I feel tremendous sadness at the thought of all the other kids, parents, and educators across the nation facing similar fears. The chance to play, explore, and learn in the natural world is a vital part of growing up, and our students are missing out on both the physical and mental benefits.
When we address privilege and inequity, access to nature should be high on our list. Research suggests that regular contact with nature—even in the context of a small schoolyard or garden—can improve students’ physical fitness, mental health, academic achievement, and cognitive, social-emotional, and motor functions. However, educators often concentrate on the inequities we can address within school walls and leave nature out of the discussion.

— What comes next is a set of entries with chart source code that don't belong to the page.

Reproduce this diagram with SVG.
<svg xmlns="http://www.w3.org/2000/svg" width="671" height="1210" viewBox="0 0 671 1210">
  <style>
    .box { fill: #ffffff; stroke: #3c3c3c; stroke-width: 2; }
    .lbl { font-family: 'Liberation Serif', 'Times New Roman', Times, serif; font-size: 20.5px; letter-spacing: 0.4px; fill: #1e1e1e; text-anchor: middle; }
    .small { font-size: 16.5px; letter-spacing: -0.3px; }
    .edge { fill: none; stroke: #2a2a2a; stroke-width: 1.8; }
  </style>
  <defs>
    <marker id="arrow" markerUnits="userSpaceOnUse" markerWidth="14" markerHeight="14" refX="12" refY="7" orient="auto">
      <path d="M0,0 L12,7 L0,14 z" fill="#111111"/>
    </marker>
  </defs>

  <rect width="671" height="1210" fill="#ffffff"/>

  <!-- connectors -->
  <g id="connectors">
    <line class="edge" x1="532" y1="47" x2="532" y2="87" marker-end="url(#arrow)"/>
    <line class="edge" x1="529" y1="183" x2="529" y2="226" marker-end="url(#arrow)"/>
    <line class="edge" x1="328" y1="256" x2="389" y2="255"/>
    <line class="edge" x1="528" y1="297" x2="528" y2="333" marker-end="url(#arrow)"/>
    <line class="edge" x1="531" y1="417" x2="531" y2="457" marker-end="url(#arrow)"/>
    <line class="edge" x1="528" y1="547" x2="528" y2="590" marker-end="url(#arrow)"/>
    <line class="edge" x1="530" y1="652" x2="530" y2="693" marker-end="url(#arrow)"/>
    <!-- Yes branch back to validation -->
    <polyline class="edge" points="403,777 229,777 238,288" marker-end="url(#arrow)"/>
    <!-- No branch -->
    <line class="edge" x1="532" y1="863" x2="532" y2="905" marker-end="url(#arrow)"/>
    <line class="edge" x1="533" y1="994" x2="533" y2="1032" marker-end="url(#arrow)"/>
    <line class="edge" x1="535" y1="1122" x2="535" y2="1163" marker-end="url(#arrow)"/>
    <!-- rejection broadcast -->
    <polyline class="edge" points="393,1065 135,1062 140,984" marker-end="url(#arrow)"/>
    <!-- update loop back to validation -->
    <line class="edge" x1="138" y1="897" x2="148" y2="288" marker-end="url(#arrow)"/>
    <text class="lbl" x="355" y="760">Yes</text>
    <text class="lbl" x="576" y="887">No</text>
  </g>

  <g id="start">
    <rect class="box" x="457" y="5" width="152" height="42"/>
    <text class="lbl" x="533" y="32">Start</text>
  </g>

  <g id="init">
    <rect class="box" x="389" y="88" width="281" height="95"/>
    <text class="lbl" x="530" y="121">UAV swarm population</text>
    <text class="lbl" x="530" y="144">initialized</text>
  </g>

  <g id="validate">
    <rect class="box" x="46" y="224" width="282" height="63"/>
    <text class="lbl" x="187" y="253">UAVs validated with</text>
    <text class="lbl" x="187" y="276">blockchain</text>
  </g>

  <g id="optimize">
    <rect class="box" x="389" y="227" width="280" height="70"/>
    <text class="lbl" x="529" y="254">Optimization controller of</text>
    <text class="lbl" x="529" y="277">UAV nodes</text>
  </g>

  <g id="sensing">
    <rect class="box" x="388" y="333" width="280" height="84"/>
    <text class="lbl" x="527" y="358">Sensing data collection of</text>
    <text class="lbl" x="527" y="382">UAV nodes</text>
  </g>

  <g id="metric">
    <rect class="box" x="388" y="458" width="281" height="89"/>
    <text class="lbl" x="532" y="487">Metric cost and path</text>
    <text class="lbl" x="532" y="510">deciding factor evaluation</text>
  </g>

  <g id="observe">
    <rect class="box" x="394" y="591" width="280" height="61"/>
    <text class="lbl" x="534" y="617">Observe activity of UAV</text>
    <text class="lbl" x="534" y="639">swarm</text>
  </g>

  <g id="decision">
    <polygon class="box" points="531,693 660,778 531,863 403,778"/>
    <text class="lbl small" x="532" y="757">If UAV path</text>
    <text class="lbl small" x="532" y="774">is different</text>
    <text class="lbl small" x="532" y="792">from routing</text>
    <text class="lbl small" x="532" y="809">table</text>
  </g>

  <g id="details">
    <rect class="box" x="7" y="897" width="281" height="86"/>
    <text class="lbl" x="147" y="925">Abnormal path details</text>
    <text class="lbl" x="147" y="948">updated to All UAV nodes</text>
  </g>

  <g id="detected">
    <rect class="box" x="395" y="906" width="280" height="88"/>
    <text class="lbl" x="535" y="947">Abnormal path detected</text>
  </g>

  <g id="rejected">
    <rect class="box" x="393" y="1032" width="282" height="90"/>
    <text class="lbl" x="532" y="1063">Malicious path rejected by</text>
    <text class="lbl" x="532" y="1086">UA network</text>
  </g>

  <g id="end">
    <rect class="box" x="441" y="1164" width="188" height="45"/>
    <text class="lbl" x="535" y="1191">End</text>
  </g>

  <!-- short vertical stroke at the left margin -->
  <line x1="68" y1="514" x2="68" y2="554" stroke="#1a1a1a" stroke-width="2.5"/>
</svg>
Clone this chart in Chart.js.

We hold all students to high standards, make opportunities for student voice, provide social-emotional support, and design culturally-responsive instruction. These efforts are essential for making our schools the engines of equity that they should be. But why assume all of our most serious work needs to happen inside a building?
Had I been quicker, that’s the question I would have asked the teacher who referred to this vital work as “fun nature stuff.” I was a high school teacher then, teaching a course designed for students who had failed English or were at risk of dropping out. Our primary text was ecologist Tom Wessels’ Reading the Forested Landscape: A Natural History of New England, a college-level book with rich sentences and academic vocabulary. Students in my class demonstrated their understanding both during field exercises and in writing. They read works by great nature writers, produced their own creative pieces, and participated in service-learning projects that demanded complex research and communication.
I was fighting for equity by pushing my students to read sophisticated texts, write clearly and powerfully, and synthesize information. By incorporating nature into our learning, we were not neglecting rigor in favor of fun.
But this is what I remember most: When we walked through the dim school hallway and out the door, there was a feeling of lightness that would sweep through the class as blue sky unfurled above us. There was joy as we walked out onto the grass—and that joy was a form of equity as well.
Providing students with opportunities to connect with nature is not an additional challenge, separate from focusing on equity in terms of high standards, student voice, or responsive curriculum; it can and should support these goals.
School leaders should take the easy first step of supporting teachers in getting students outside. Teachers can find opportunities for outdoor learning by asking themselves these questions:
- Do any of my units or standards lend themselves to an activity that can happen outside?
- Could my students gather data outside, which could be analyzed or graphically displayed?
- Could they make observations outside to provide material for writing, music, or art? Or find questions outside to be answered through scientific or historical inquiry?
- Could they explore outside and map their observations in a second language?
- Could they make our school grounds more green by engaging in a planting project?
If there is no suitable natural area outside of the school, consider planning a field trip. Remember that many activities described above can work even in small areas or school yards, on sidewalks among trees, or in a nearby community garden.
Let’s bring teaching outside the box that is the classroom and into the natural world. Outdoor learning is so much more than fun; it is one of the richest pathways to inquiry, communication, and problem-solving. Every child deserves the opportunity to see where that path takes them.